Figure scripts
━━━

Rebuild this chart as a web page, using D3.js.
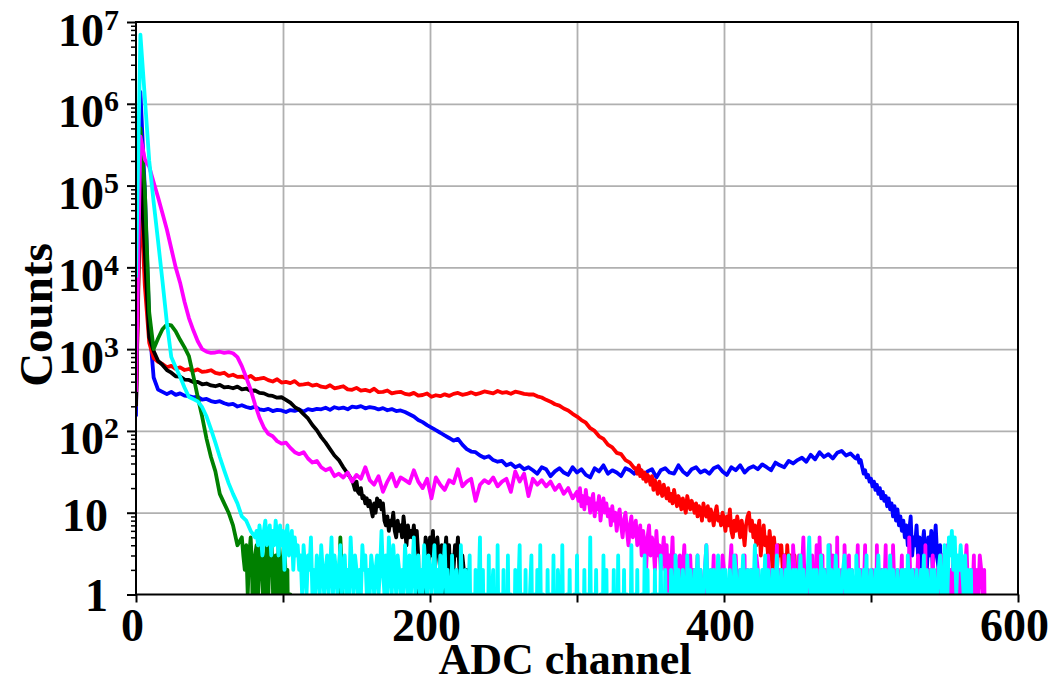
<!DOCTYPE html>
<html>
<head>
<meta charset="utf-8">
<script src="https://cdn.jsdelivr.net/npm/d3@7"></script>
<style>
  body { margin: 0; background: #fff; }
  svg text { font-family: "Liberation Serif", "Times New Roman", serif; font-weight: bold; fill: #000; }
</style>
</head>
<body>
<svg id="chart" width="1053" height="684"></svg>
<script>
// ---- Spectra: counts per ADC channel ----
// "Head" arrays hold counts every HEAD_STEP channels starting at channel 0;
// "tail" arrays hold one count per channel starting at the given channel.
const HEAD_STEP = 3;

const redHead = [
  200, 90000, 6000, 1200, 780, 700, 660, 600, 625, 575,
  598, 556, 572, 541, 566, 528, 534, 552, 512, 498,
  515, 470, 486, 458, 462, 441, 472, 428, 436, 446,
  418, 402, 428, 390, 397, 384, 407, 366, 372, 380,
  358, 368, 347, 340, 362, 332, 341, 352, 322, 318,
  336, 312, 318, 305, 328, 298, 300, 312, 288, 296,
  301, 284, 278, 292, 270, 275, 287, 262, 273, 266,
  280, 268, 284, 291, 276, 283, 296, 280, 290, 304,
  296, 288, 308, 292, 298, 285, 302, 294, 284, 279,
  280, 265, 256, 240, 228, 212, 204, 188, 178, 162,
  150, 136, 126, 108, 100, 86, 80, 68, 63, 54,
  52, 44, 41, 35
];
const redTailStart = 340;
const redTail = [
  35,30,38,28,33,26,31,24,29,27,
  22,28,19,25,21,17,24,19,16,22,
  18,15,20,14,17,13,19,15,12,16,
  14,11,15,12,10,16,13,11,14,12,
  10,13,9,12,11,8,13,10,9,12,
  8,11,9,7,10,12,8,9,7,10,
  8,6,9,7,11,6,5,8,6,9,
  7,5,8,6,4,7,9,10,6,8,
  5,7,4,6,8,3,5,7,4,5,
  3,6,4,2,5,3,2,4,3,4,
  2,3,1,4,2,3,1,2,3,1,
  2,0,1,3,1,2,0,1,2,1,
  0,1,0
];

const blueHead = [
  150, 1400000, 90000, 2000, 450, 320, 300, 282, 300, 276,
  288, 270, 266, 258, 262, 241, 246, 232, 225, 231,
  218, 210, 214, 199, 206, 196, 190, 198, 184, 180,
  186, 175, 181, 178, 170, 180, 176, 183, 172, 185,
  180, 186, 184, 192, 181, 195, 188, 193, 184, 198,
  194, 201, 189, 196, 192, 183, 190, 179, 185, 175,
  178, 170, 160, 150, 136, 128, 118, 110, 102, 95,
  88, 82, 76, 80, 68, 60, 56, 55, 50, 47,
  49, 44, 42, 43, 38, 40, 36, 38, 34, 36,
  33, 30, 36, 34, 28, 32, 35, 31, 29, 36,
  31, 34, 29, 27, 35, 32, 38, 30, 33, 31,
  28, 35, 33, 30, 36, 29, 32, 34, 27, 33,
  35, 31, 30, 38, 32, 29, 34, 36, 31, 33,
  30, 35, 37, 32, 29, 36, 33, 38, 31, 35,
  37, 34, 39, 36, 33, 41, 38, 36, 43, 40,
  44, 47, 42, 51, 45, 55, 48, 52, 46, 54,
  57, 50, 53, 47
];
const blueTailStart = 490;
const blueTail = [
  46,50,41,44,36,30,33,27,29,24,
  26,21,24,19,22,17,20,15,18,14,
  16,12,15,11,13,9,12,8,11,7,
  9,6,8,5,7,4,6,9,3,5,
  4,7,3,5,2,4,6,3,2,5,
  3,6,2,4,7,3,2,4,1,3,
  2,1,0
];

const blackHead = [
  200, 200000, 15000, 1400, 950, 720, 640, 555, 515, 465,
  462, 425, 420, 395, 398, 372, 380, 360, 352, 366,
  340, 345, 332, 348, 322, 330, 310, 312, 292, 288,
  272, 268, 255, 258, 240, 222, 196, 182, 160, 142,
  118, 102, 84, 72, 60, 50, 44, 36, 30, 25
];
const blackTailStart = 148;
const blackTail = [
  22,19,24,18,17,20,15,16,13,15,
  12,14,11,9,13,10,15,12,14,11,
  13,8,7,9,6,8,7,10,6,5,
  8,6,7,5,9,6,4,7,5,6,
  5,7,4,6,3,0,1,0,2,5,
  4,2,5,3,6,2,4,5,3,2,
  4,1,3,5,2,4,1,3,2,4,
  3,5,2,1,3,2,1,2,0
];

const greenHead = [
  450, 500000, 90000, 2800, 1000, 1350, 1750, 2000, 1950, 1650,
  1300, 1050, 820, 470, 260, 150, 80, 48, 32, 17,
  13, 10, 7, 4
];
const greenTailStart = 72;
const greenTail = [
  5,3,2,4,1,3,5,2,0,3,
  4,1,2,5,3,0,2,4,1,3,
  5,2,0,3,1,4,2,0,3,5,
  1,2,0,1,0,0,0,0,0,0,
  0,0,0,0,0,0,0,0,0,0,
  0,0,0,0,0,0,0,0,0,0,
  0,0,0,0,0,0,1,5,2,0
];

const magentaHead = [
  300, 400000, 210000, 170000, 110000, 72000, 46000, 29000, 17000, 10000,
  6500, 3800, 2400, 1700, 1250, 1000, 930, 900, 910, 930,
  900, 920, 890, 800, 620, 450, 320, 210, 145, 110,
  92, 86, 75, 70, 72, 62, 55, 52, 55, 46,
  41, 43, 36, 33, 35, 28, 30, 27, 31, 24,
  29, 26, 36, 25, 22, 28, 18, 24, 30, 21,
  27, 25, 23, 33, 24, 20, 26, 15, 27, 22,
  19, 25, 23, 34, 21, 24, 26, 14, 22, 25,
  23, 27, 21, 24, 26, 18, 32, 24, 30, 16,
  26, 22, 25, 21, 24, 19, 22, 17, 20, 15
];
const magentaTailStart = 300;
const magentaTail = [
  18,14,20,12,16,11,19,13,15,10,
  14,17,9,13,11,16,8,12,15,10,
  13,9,11,7,12,8,10,6,9,11,
  7,5,8,10,6,4,7,9,5,6,
  8,4,5,7,3,6,4,2,5,7,
  3,5,4,2,6,3,4,2,3,5,
  2,4,1,3,2,5,1,3,2,0,
  3,1,2,4,1,0,2,3,1,2,
  0,1,3,0,2,1,0,2,4,1,
  0,2,1,3,0,1,2,0,1,3,
  2,0,1,0,2,4,1,0,3,1,
  0,2,0,1,3,0,2,1,0,2,
  1,0,3,2,0,1,0,2,1,0,
  3,1,0,2,0,1,4,0,2,1,
  0,3,1,2,0,1,0,4,2,0,
  1,3,0,2,5,1,0,2,1,0,
  3,0,1,4,0,5,1,3,0,2,
  0,1,4,0,3,1,0,5,0,1,
  2,0,4,1,0,3,0,2,1,0,
  1,4,0,2,0,1,4,0,2,1,
  0,2,1,0,4,0,1,2,0,1,
  4,0,2,1,0,4,1,0,2,0,
  1,3,0,1,2,0,5,1,0,2,
  0,1,3,0,2,1,0,4,0,1,
  2,0,3,1,0,2,1,0,3,2,
  0,1,4,0,2,1,3,0,1,2,
  0,3,1,0,2,4,1,0,2,1,
  3,0,2,1,3,2,1,2,0
];

const cyanHead = [
  7500, 7000000, 1200000, 200000, 63000, 21000, 6800, 2100, 800, 600,
  460, 340, 260, 245, 230, 195, 150, 105, 72, 48,
  33, 23, 17, 13, 9, 8, 6, 5
];
const cyanTailStart = 82;
const cyanTail = [
  6,4,7,5,3,6,8,4,5,7,
  3,6,4,8,5,3,7,4,6,2,
  5,7,3,4,6,2,5,3,4,2,
  3,1,4,2,1,3,2,5,1,2,
  1,3,2,1,4,2,1,2,3,1,
  2,5,1,3,2,1,2,4,1,2,
  3,1,2,1,5,2,1,3,2,1,
  2,1,4,2,3,1,2,1,3,2,
  1,2,3,1,2,6,2,1,3,1,
  5,2,1,4,2,1,3,2,1,2,
  1,4,2,1,3,1,2,5,1,2,
  3,1,2,1,4,2,1,3,2,1,
  2,4,1,2,1,3,1,2,4,1,
  2,1,0,3,1,0,2,1,0,4,
  1,0,2,0,1,3,0,1,0,2,
  0,1,5,0,2,0,1,0,3,0,
  1,2,0,0,4,0,1,0,2,0,
  0,3,0,1,0,0,2,0,1,4,
  0,1,0,2,0,0,1,3,0,1,
  0,2,0,4,0,1,0,0,2,0,
  1,0,3,0,0,2,1,0,4,0,
  0,1,0,2,0,0,1,0,3,0,
  1,0,0,2,0,1,0,5,0,1,
  0,2,0,0,1,0,3,0,2,0,
  0,1,0,2,0,0,3,0,1,0,
  2,0,1,0,0,4,0,1,0,2,
  0,0,1,0,3,0,2,0,0,1,
  0,2,0,1,0,3,0,0,2,0,
  1,0,2,1,0,3,1,2,0,1,
  2,1,0,3,1,2,1,0,2,1,
  3,1,2,0,1,2,4,1,0,2,
  1,2,0,1,3,1,0,2,1,2,
  0,1,2,1,0,3,2,1,0,2,
  1,3,1,0,2,1,2,0,1,4,
  1,2,0,1,2,1,3,0,2,1,
  0,2,1,1,3,0,1,2,1,0,
  2,1,3,1,0,2,1,2,0,1,
  3,1,2,0,1,2,5,1,0,2,
  1,2,1,0,3,1,2,1,0,4,
  1,2,0,1,3,1,2,0,1,2,
  3,1,0,2,1,2,1,0,3,1,
  2,0,1,2,1,3,0,1,2,1,
  0,2,1,3,1,0,2,1,2,0,
  1,3,1,2,0,1,2,1,0,2,
  1,2,0,3,1,1,2,0,1,2,
  0,1,2,1,3,0,2,1,0,2,
  1,2,0,1,2,3,1,0,4,2,
  1,5,3,6,2,5,1,3,2,4,
  2,1,3,1,2,1,2,0
];

// Drawing order (later series are drawn on top)
const seriesNames  = ["blue", "red", "black", "green", "magenta", "cyan"];
const seriesColors = ["#0000ff", "#ff0000", "#000000", "#008000", "#ff00ff", "#00ffff"];
const seriesHeads  = [blueHead, redHead, blackHead, greenHead, magentaHead, cyanHead];
const seriesTailStarts = [blueTailStart, redTailStart, blackTailStart, greenTailStart, magentaTailStart, cyanTailStart];
const seriesTails  = [blueTail, redTail, blackTail, greenTail, magentaTail, cyanTail];

// ---- Axes definitions ----
const xDomain = [0, 600];
const xTicks = [0, 100, 200, 300, 400, 500, 600];
const xTickLabels = ["0", "", "200", "", "400", "", "600"];
const yDomain = [1, 1e7];
const yTicks = [1, 10, 100, 1e3, 1e4, 1e5, 1e6, 1e7];
const yTickBase = ["1", "10", "10", "10", "10", "10", "10", "10"];
const yTickExp  = ["", "", "2", "3", "4", "5", "6", "7"];
const xTitle = "ADC channel";
const yTitle = "Counts";

// ---- Layout ----
const W = 1053, H = 684;
const L = 136, R = 1018, T = 22, B = 594.5;

const svg = d3.select("#chart");
svg.append("rect").attr("width", W).attr("height", H).attr("fill", "#fff");

const x = d3.scaleLinear().domain(xDomain).range([L, R]);
const y = d3.scaleLog().domain(yDomain).range([B, T]);

svg.append("defs").append("clipPath").attr("id", "plotArea")
  .append("rect").attr("x", L).attr("y", T).attr("width", R - L).attr("height", B - T);

// Grid
const gridX = svg.append("g").attr("transform", `translate(0,${B})`)
  .call(d3.axisBottom(x).tickValues(xTicks.slice(1, -1)).tickSize(-(B - T)).tickFormat(""));
gridX.select(".domain").remove();
gridX.selectAll(".tick line").attr("stroke", "#b0b0b0").attr("stroke-width", 1.8);

const gridY = svg.append("g").attr("transform", `translate(${L},0)`)
  .call(d3.axisLeft(y).tickValues(yTicks.slice(1, -1)).tickSize(-(R - L)).tickFormat(""));
gridY.select(".domain").remove();
gridY.selectAll(".tick line").attr("stroke", "#b0b0b0").attr("stroke-width", 1.8);

// Series
function toPoints(head, tailStart, tail) {
  const pts = head.map((c, i) => [i * HEAD_STEP, c]);
  tail.forEach((c, i) => pts.push([tailStart + i, c]));
  return pts;
}
const line = d3.line()
  .x(d => x(d[0]))
  .y(d => y(Math.max(d[1], 0.05)));   // empty channels fall below the axis and are clipped

const plot = svg.append("g").attr("clip-path", "url(#plotArea)");
seriesNames.forEach((name, k) => {
  plot.append("path")
    .datum(toPoints(seriesHeads[k], seriesTailStarts[k], seriesTails[k]))
    .attr("class", "spectrum " + name)
    .attr("fill", "none")
    .attr("stroke", seriesColors[k])
    .attr("stroke-width", 3.8)
    .attr("stroke-linejoin", "round")
    .attr("d", line);
});

// Frame
svg.append("rect").attr("x", L).attr("y", T).attr("width", R - L).attr("height", B - T)
  .attr("fill", "none").attr("stroke", "#000").attr("stroke-width", 2);

// X axis ticks and labels
const gx = svg.append("g").attr("transform", `translate(0,${B})`)
  .call(d3.axisBottom(x).tickValues(xTicks).tickSize(8).tickFormat((d, i) => xTickLabels[i]));
gx.select(".domain").remove();
gx.selectAll(".tick line").attr("stroke", "#000").attr("stroke-width", 2);
gx.selectAll(".tick text")
  .attr("y", 46.5).attr("dy", null).attr("dx", -4)
  .attr("font-size", 46).attr("fill", "#000");

// Y axis: minor ticks
const minor = y.ticks().filter(v => !yTicks.includes(v));
const gyMinor = svg.append("g").attr("transform", `translate(${L},0)`)
  .call(d3.axisLeft(y).tickValues(minor).tickSize(5).tickFormat(""));
gyMinor.select(".domain").remove();
gyMinor.selectAll(".tick line").attr("stroke", "#000").attr("stroke-width", 1.5);

// Y axis: major ticks with power-of-ten labels
const gy = svg.append("g").attr("transform", `translate(${L},0)`)
  .call(d3.axisLeft(y).tickValues(yTicks).tickSize(9).tickFormat(""));
gy.select(".domain").remove();
gy.selectAll(".tick line").attr("stroke", "#000").attr("stroke-width", 2);
gy.selectAll(".tick text").remove();
gy.selectAll(".tick").each(function (d, i) {
  const g = d3.select(this);
  if (yTickExp[i] === "") {
    g.append("text").attr("x", -28).attr("y", i === 0 ? 16 : 18)
      .attr("text-anchor", "end").attr("font-size", 46).text(yTickBase[i]);
  } else {
    const t = g.append("text").attr("x", -17).attr("y", 23)
      .attr("text-anchor", "end").attr("font-size", 46);
    t.append("tspan").text(yTickBase[i]);
    t.append("tspan").attr("dy", -16).attr("font-size", 30).text(yTickExp[i]);
  }
});

// Axis titles
svg.append("text").attr("x", 565).attr("y", 674).attr("text-anchor", "middle")
  .attr("font-size", 44).text(xTitle);
svg.append("text").attr("transform", "translate(52,315) rotate(-90)")
  .attr("text-anchor", "middle").attr("font-size", 47).text(yTitle);
</script>
</body>
</html>
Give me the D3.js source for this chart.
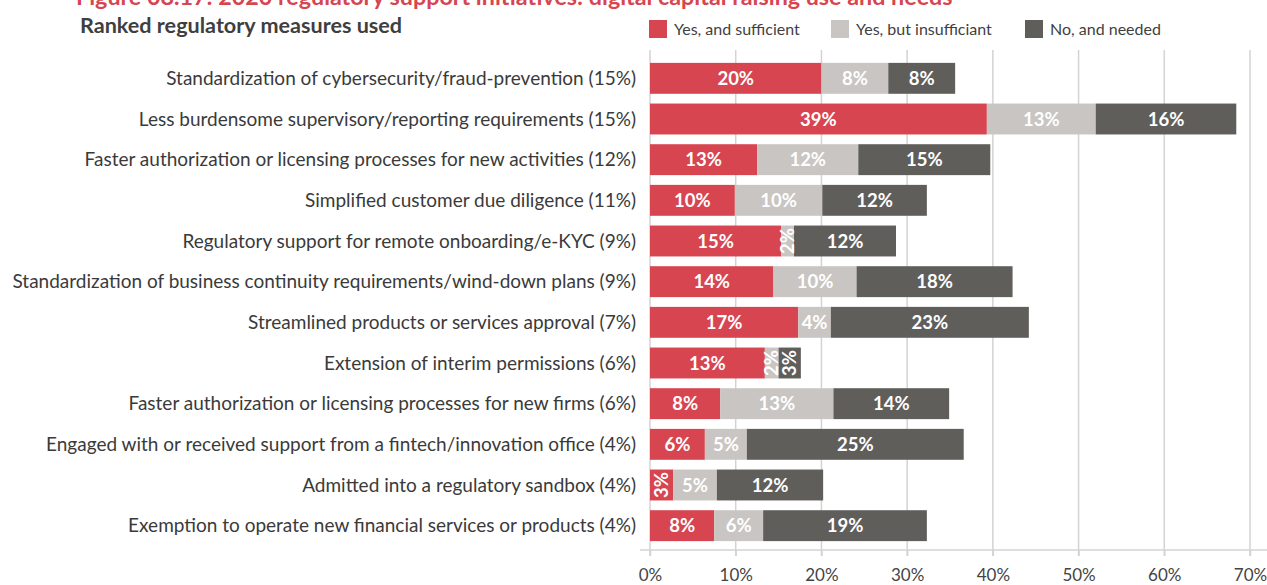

━━━

Take the material above from its first line through the line holding "const HEAD_STEP = 3;" and set it down exactly, without the pictures.

## [THE ANSWER]
Rebuild this chart as a web page, using D3.js.
<!DOCTYPE html>
<html>
<head>
<meta charset="utf-8">
<script src="https://cdn.jsdelivr.net/npm/d3@7"></script>
<style>
  body { margin: 0; background: #fff; }
  svg text { font-family: "Liberation Serif", "Times New Roman", serif; font-weight: bold; fill: #000; }
</style>
</head>
<body>
<svg id="chart" width="1053" height="684"></svg>
<script>
// ---- Spectra: counts per ADC channel ----
// "Head" arrays hold counts every HEAD_STEP channels starting at channel 0;
// "tail" arrays hold one count per channel starting at the given channel.
const HEAD_STEP = 3;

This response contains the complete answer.